Kerala must prepare to face future with increasing ageing population, says study

This report on CSES study was published in The Hindu on 04-11-2021

The study was done by the Centre for Socio-Economic and Environmental Studies in Kochi

Kerala needs to focus on the challenges posed by an increasingly ageing population in the midst of a demographic transition that has seen fertility level falling below the replacement level and life expectancy remaining at 75 years. The State must draw up long-term strategies to face a situation in which there is a decline in the working population or the young, says a recent study by the Centre for Socio-Economic and Environmental Studies in Kochi.

Kerala society is increasingly becoming an ageing society. The share of the young workforce (aged 20-34 years) in the working age population has come down from 50% in 1991 to 39% in 2011. Census-based population projections indicate that the downward movement will continue in the coming years. The decline in the young workforce leads to shortage of labour, especially for physical works as well as semi-skilled works.

Demographic transition means a significant change in the population composition of a community of people. Such a transition had an early onset in the State. Decadal population growth was 5 per cent during 2001-2011 period. The situation has created some unique challenges, says Baishali Goswami, associate fellow at CSES, who led the study.

The State achieved replacement fertility rate of 2.1 children per woman in 1988. The below replacement level fertility had been achieved in the Western countries, and more recently in the east and south-east Asian countries, following social changes like late marriages and child-bearing, disruption of nuclear families, rising divorce rates etc.

Kerala has exhibited a sluggish fertility transition after attaining replacement level.
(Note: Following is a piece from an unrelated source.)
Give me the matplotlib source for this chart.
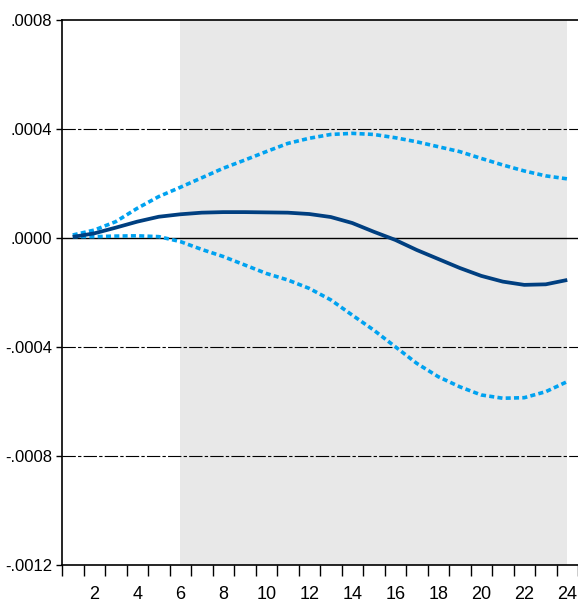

Total fertility rate declined from four children per woman in 1971 to two children per woman in 1988. Since then the fertility rate is hovering around 1.7 to 1.9 children per woman for over three decades showing limited signs of a rapid decline in the post-replacement transitional phase.

According to the National Family Health Survey (2015-16), the median age at first marriage among women is 21.5 years, the percentage of women who never married is merely four percent and there is no significant change in divorce rates. Postponement of parenthood within the marital union through delayed first birth is increasing, although at a slow pace. Hence, unlike the demographically-advanced Asian countries, institutions of marriage and family still have high relevance in the post-transitional Kerala society.

It is argued that a key factor like “familism” or family-centrality, a family-centred welfare system, a family-based production system and a family-oriented value system may have postponed the onset or full experience of further decline in population. However, educational advancement, especially among women, may change the value system favouring more egalitarian gender roles and subsequent changes in the institutions of marriage and child-bearing.

Below replacement or an ultra-low fertility (Total Fertility Rate at or below 1.3) and the resulting rapid ageing or negative population growth have their own demographic repercussions. The State needs to recognize this at the earliest to create a conducive environment of non-family-based support systems so that the present total fertility rate can be sustained, the study added.